The White House Office of National Drug Control Policy moved its account from WPP Group's Ogilvy & Mather, New York to Interpublic Group of Cos.' Foote Cone & Belding, New York; Interpublic's Initiative Media will handle media buying.

The ONDCP win is an important one for FCB. It is the first major piece of new business since the agency snagged Yum Brands' $200 million KFC account last year. It also comes as the agency awaits a decision on the global review from its client Samsung. Observers stopped short of calling the victory a momentum-builder for FCB, but the added revenue could help to soften the blow if the agency were to lose that business.

"I don't know that this signals a turnaround, but it does show that they're on the right track," said Leslie Winthrop, founder and managing partner at AAR Partners, a New York-based consultancy. "They're moving in the right direction."

Since the account does not involve creative, it is less profitable than creative accounts of the same size. Almost all the creative for the campaign comes from the Partnership for a Drug-Free America, but the ad agency does extensive research on creative needs and tests ads, in addition to negotiating deals with media companies.

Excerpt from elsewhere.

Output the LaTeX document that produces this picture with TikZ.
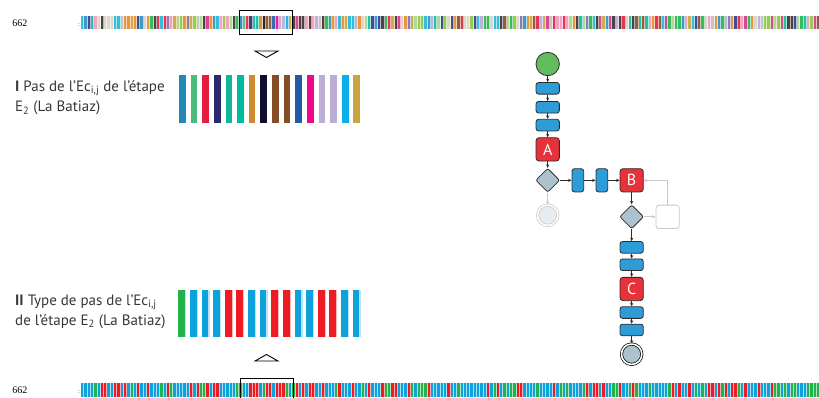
\documentclass[tikz,border=0pt]{standalone}
\usepackage{fontspec}
\setmainfont{PT Sans}
\newfontfamily\numfont{Liberation Serif}
\usetikzlibrary{shapes.geometric, arrows.meta, positioning}
\definecolor{linedark}{RGB}{45, 45, 45}
\definecolor{textgray}{RGB}{55, 55, 55}
\definecolor{taskblue}{RGB}{46, 157, 215}
\definecolor{actred}{RGB}{230, 50, 56}
\definecolor{gatebg}{RGB}{174, 194, 206}
\definecolor{startgreen}{RGB}{98, 187, 92}
\definecolor{ghostgray}{RGB}{200, 200, 200}
\definecolor{ghostfill}{RGB}{230, 236, 240}
% panel I
\definecolor{pa1}{RGB}{33, 137, 182}
\definecolor{pa2}{RGB}{76, 187, 127}
\definecolor{pa3}{RGB}{226, 31, 61}
\definecolor{pa4}{RGB}{44, 42, 108}
\definecolor{pa5}{RGB}{18, 183, 155}
\definecolor{pa6}{RGB}{0, 185, 161}
\definecolor{pa7}{RGB}{206, 138, 45}
\definecolor{pa8}{RGB}{15, 15, 45}
\definecolor{pa9}{RGB}{133, 78, 38}
\definecolor{pa10}{RGB}{133, 78, 38}
\definecolor{pa11}{RGB}{33, 90, 169}
\definecolor{pa12}{RGB}{236, 7, 141}
\definecolor{pa13}{RGB}{187, 173, 211}
\definecolor{pa14}{RGB}{187, 173, 211}
\definecolor{pa15}{RGB}{12, 174, 230}
\definecolor{pa16}{RGB}{201, 165, 64}
% panel II
\definecolor{typegreen}{RGB}{34, 177, 76}
\definecolor{typeblue}{RGB}{14, 162, 220}
\definecolor{typered}{RGB}{237, 28, 36}
% top strip palette
\definecolor{tc1}{RGB}{42, 143, 191}
\definecolor{tc2}{RGB}{34, 178, 76}
\definecolor{tc3}{RGB}{140, 198, 63}
\definecolor{tc4}{RGB}{215, 211, 196}
\definecolor{tc5}{RGB}{190, 190, 190}
\definecolor{tc6}{RGB}{122, 111, 181}
\definecolor{tc7}{RGB}{227, 30, 60}
\definecolor{tc8}{RGB}{214, 51, 138}
\definecolor{tc9}{RGB}{127, 79, 42}
\definecolor{tc10}{RGB}{58, 46, 46}
\definecolor{tc11}{RGB}{232, 138, 42}
\definecolor{tc12}{RGB}{201, 164, 62}
\definecolor{tc13}{RGB}{34, 181, 216}
\definecolor{tc14}{RGB}{43, 58, 143}
\definecolor{tc15}{RGB}{184, 169, 211}
\definecolor{tc16}{RGB}{240, 154, 185}
\definecolor{tc17}{RGB}{18, 184, 154}
\definecolor{tc18}{RGB}{168, 213, 138}
% bottom strip palette
\colorlet{bc1}{typeblue}
\colorlet{bc2}{typeblue}
\colorlet{bc3}{typeblue}
\colorlet{bc4}{typeblue}
\colorlet{bc5}{typeblue}
\colorlet{bc6}{typeblue}
\colorlet{bc7}{typered}
\colorlet{bc8}{typered}
\colorlet{bc9}{typegreen}
\colorlet{bc10}{typegreen}
\tikzset{
    task/.style={rectangle, rounded corners=2.5pt, draw=linedark, fill=taskblue, line width=0.8pt, minimum width=23.3pt, minimum height=11.6pt, inner sep=0pt},
    vtask/.style={task, minimum width=11.7pt, minimum height=23.3pt},
    act/.style={rectangle, rounded corners=3pt, draw=linedark, fill=actred, line width=0.8pt, minimum size=23.3pt, inner sep=0pt, text=white, font=\fontsize{16}{16}\selectfont},
    gate/.style={diamond, rounded corners=2pt, draw=linedark, fill=gatebg, line width=0.8pt, minimum size=24pt, inner sep=0pt},
    startev/.style={circle, draw=linedark, fill=startgreen, line width=0.8pt, minimum size=23.4pt, inner sep=0pt},
    endev/.style={circle, draw=black, double=white, double distance=1.6pt, fill=gatebg, line width=0.7pt, minimum size=20.4pt, inner sep=0pt},
    ghostend/.style={endev, draw=ghostgray, fill=ghostfill},
    ghost/.style={rectangle, rounded corners=3pt, draw=ghostgray, fill=white, line width=0.8pt, minimum size=23.3pt, inner sep=0pt},
    flow/.style={-{Stealth[length=3.5pt,width=3.2pt]}, draw=linedark, line width=0.6pt},
    ghostflow/.style={flow, draw=ghostgray},
    caption/.style={anchor=north west, align=left, inner sep=0pt, text=textgray, font=\fontsize{15}{20}\selectfont},
    linenum/.style={inner sep=0pt, font=\numfont\fontsize{10}{10}\selectfont},
    window/.style={draw=black, line width=0.9pt}
}
\begin{document}
\begin{tikzpicture}[x=1pt, y=1pt]
\useasboundingbox (0,0) rectangle (819,-397);

\pgfmathsetseed{662}
\foreach \i in {0,...,223}{
    \pgfmathrandominteger{\k}{1}{18}
    \def\cname{tc\k}
    \ifnum\i>47\relax\ifnum\i<64\relax
        \pgfmathtruncatemacro{\j}{\i-47}
        \def\cname{pa\j}
    \fi\fi
    \fill[\cname!90] ({81+3.3*\i},-16) rectangle ++(2.3,-13.3);
    \fill[\cname!35] ({83.3+3.3*\i},-16) rectangle ++(1,-13.3);
}
\foreach \i in {0,...,223}{
    \pgfmathrandominteger{\k}{1}{10}
    \def\cname{bc\k}
    \ifnum\i>47\relax\ifnum\i<64\relax
        \pgfmathtruncatemacro{\j}{\i-47}
        \ifcase\j\or\def\cname{typegreen}\or\or\or\or\def\cname{typered}\or\def\cname{typered}\or\or\or\def\cname{typered}\or\def\cname{typered}\or\or\or\def\cname{typered}\or\def\cname{typered}\fi
    \fi\fi
    \fill[\cname] ({81+3.3*\i},-383.3) rectangle ++(2.3,-13.7);
    \fill[\cname!35] ({83.3+3.3*\i},-383.3) rectangle ++(1,-13.7);
}

\node (numtop) [linenum] at (20,-23.5) {662};
\node (numbot) [linenum] at (20,-390.5) {662};
\node (coltop) [linenum, font=\numfont\fontsize{6}{6}\selectfont] at (79,-25) {:};
\node (colbot) [linenum, font=\numfont\fontsize{6}{6}\selectfont] at (79,-392) {:};

\draw[window] (239,-10) rectangle (292,-34.5);
\draw[window] (240,-398) |- (293,-378) -- (293,-398);
\draw[line width=0.9pt, line join=miter] (255,-51) -- (278,-51) -- (266.5,-57.5) -- cycle;
\draw[line width=0.9pt, line join=miter] (255,-361) -- (278,-361) -- (266.5,-354.5) -- cycle;

\foreach \c [count=\n from 0] in {pa1,pa2,pa3,pa4,pa5,pa6,pa7,pa8,pa9,pa10,pa11,pa12,pa13,pa14,pa15,pa16}
    \fill[\c] ({179+11.63*\n},-75) rectangle ++(6.7,-48.3);
\foreach \c [count=\n from 0] in {typegreen,typeblue,typeblue,typeblue,typered,typered,typeblue,typeblue,typered,typered,typeblue,typeblue,typered,typered,typeblue,typeblue}{
    \fill[\c] ({178.3+11.63*\n},-290) rectangle ++(6.7,-47);
    \fill[\c!30] ({185+11.63*\n},-290) rectangle ++(1.3,-47);
}

\node (capI) [caption] at (15,-80.5) {\textbf{I} Pas de l’Ec\textsubscript{i,j} de l’étape\\E\textsubscript{2} (La Batiaz)};
\node (capII) [caption] at (15,-294.5) {\textbf{II} Type de pas de l’Ec\textsubscript{i,j}\\de l’étape E\textsubscript{2} (La Batiaz)};

\node (st) [startev] at (547.7,-64) {};
\node (t1) [task, below=6pt of st] {};
\node (t2) [task, below=6.5pt of t1] {};
\node (t3) [task, below=5.5pt of t2] {};
\node (a) [act, below=6pt of t3] {A};
\node (g1) [gate, below=6.5pt of a] {};
\node (e1) [ghostend, below=12pt of g1] {};
\node (v1) [vtask, right=11.5pt of g1] {};
\node (v2) [vtask, right=11.5pt of v1] {};
\node (b) [act, right=11.5pt of v2] {B};
\node (g2) [gate, below=12pt of b] {};
\node (gx) [ghost, right=11.5pt of g2] {};
\node (t4) [task, below=12pt of g2] {};
\node (t5) [task, below=5pt of t4] {};
\node (c) [act, below=6pt of t5] {C};
\node (t6) [task, below=5.3pt of c] {};
\node (t7) [task, below=5pt of t6] {};
\node (e2) [endev, below=7.5pt of t7] {};

\draw [flow] (st) -- (t1);
\draw [flow] (t1) -- (t2);
\draw [flow] (t2) -- (t3);
\draw [flow] (t3) -- (a);
\draw [flow] (a) -- (g1);
\draw [flow] (g1) -- (v1);
\draw [flow] (v1) -- (v2);
\draw [flow] (v2) -- (b);
\draw [flow] (b) -- (g2);
\draw [flow] (g2) -- (t4);
\draw [flow] (t4) -- (t5);
\draw [flow] (t5) -- (c);
\draw [flow] (c) -- (t6);
\draw [flow] (t6) -- (t7);
\draw [flow] (t7) -- (e2);
\draw [ghostflow] (g1) -- (e1);
\draw [ghostflow] (g2) -- (gx);
\draw [ghostflow] (gx.north) |- (b.east);
\end{tikzpicture}
\end{document}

Spending on the campaign has been running about $150 million a year, but media companies are required to provide a free ad for every paid ad, effectively making the campaign much larger. Congress has been looking at cutting spending for next year.

The ad assignment, one of the biggest government ad contracts, has proved a major embarrassment for Ogilvy since shortly after the agency won the account in 1999.

Ogilvy paid $1.8 million earlier this year to settle claims that executives altered records to make up for what they saw as low revenue on the account.